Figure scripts
++++++++
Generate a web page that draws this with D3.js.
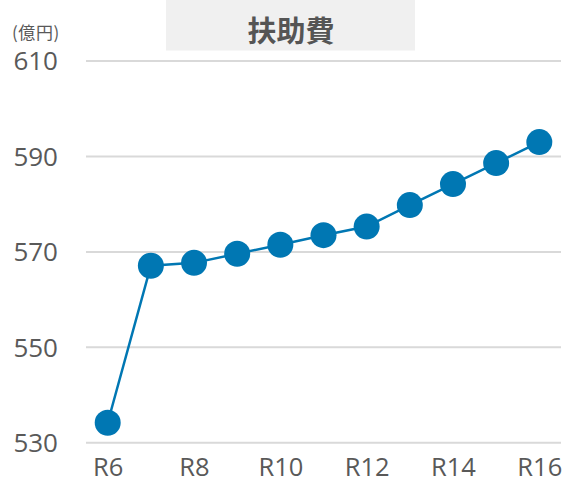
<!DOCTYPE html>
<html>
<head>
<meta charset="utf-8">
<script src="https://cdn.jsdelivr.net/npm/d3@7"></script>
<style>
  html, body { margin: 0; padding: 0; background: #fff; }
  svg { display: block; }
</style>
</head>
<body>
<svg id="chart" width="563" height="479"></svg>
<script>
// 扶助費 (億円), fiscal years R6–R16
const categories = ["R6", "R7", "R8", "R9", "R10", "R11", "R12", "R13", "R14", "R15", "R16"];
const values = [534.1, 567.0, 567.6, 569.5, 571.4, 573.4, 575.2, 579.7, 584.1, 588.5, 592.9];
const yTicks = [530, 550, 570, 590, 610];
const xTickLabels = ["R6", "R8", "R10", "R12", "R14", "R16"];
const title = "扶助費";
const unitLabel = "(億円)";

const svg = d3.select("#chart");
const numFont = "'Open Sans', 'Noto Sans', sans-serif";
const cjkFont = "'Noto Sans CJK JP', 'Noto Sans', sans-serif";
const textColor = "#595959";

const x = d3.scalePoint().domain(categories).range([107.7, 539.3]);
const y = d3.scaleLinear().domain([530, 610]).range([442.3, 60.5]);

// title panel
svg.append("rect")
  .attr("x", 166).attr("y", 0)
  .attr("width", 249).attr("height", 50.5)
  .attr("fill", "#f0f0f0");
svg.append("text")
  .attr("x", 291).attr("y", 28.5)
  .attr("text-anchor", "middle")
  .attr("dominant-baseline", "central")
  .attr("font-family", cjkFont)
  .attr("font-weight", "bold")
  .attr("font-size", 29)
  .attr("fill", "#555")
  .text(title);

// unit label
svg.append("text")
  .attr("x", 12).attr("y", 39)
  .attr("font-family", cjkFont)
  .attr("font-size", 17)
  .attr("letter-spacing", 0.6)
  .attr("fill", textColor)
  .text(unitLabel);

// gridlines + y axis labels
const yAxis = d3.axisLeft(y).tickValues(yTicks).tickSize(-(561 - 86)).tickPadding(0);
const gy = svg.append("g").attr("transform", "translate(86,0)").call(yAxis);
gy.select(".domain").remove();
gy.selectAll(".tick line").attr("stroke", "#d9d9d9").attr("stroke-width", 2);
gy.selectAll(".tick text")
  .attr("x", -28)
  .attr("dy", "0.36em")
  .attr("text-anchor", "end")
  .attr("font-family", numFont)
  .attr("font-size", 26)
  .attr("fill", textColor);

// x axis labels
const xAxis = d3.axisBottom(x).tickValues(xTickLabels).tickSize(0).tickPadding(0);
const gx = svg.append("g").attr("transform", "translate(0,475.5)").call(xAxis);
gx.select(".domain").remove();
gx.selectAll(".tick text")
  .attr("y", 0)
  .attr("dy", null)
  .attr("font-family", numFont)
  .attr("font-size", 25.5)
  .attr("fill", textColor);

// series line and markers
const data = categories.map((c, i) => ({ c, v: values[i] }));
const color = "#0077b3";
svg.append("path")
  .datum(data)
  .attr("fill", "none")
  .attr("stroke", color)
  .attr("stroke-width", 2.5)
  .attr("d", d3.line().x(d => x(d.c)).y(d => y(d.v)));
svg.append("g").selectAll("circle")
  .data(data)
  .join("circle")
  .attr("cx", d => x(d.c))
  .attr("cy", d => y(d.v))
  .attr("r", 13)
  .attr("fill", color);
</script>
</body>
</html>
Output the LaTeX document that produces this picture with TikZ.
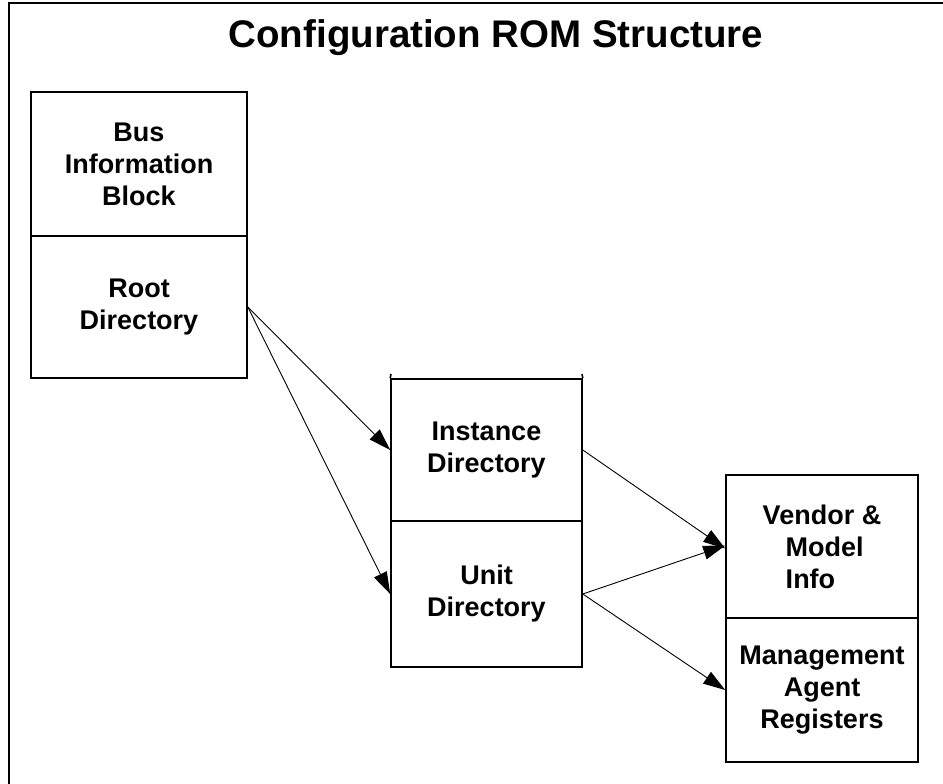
++++++++
» What is being asked: Looking at the entries above, say how many lines contain the word "that". Only the number is wanted.

» Exercise response: 2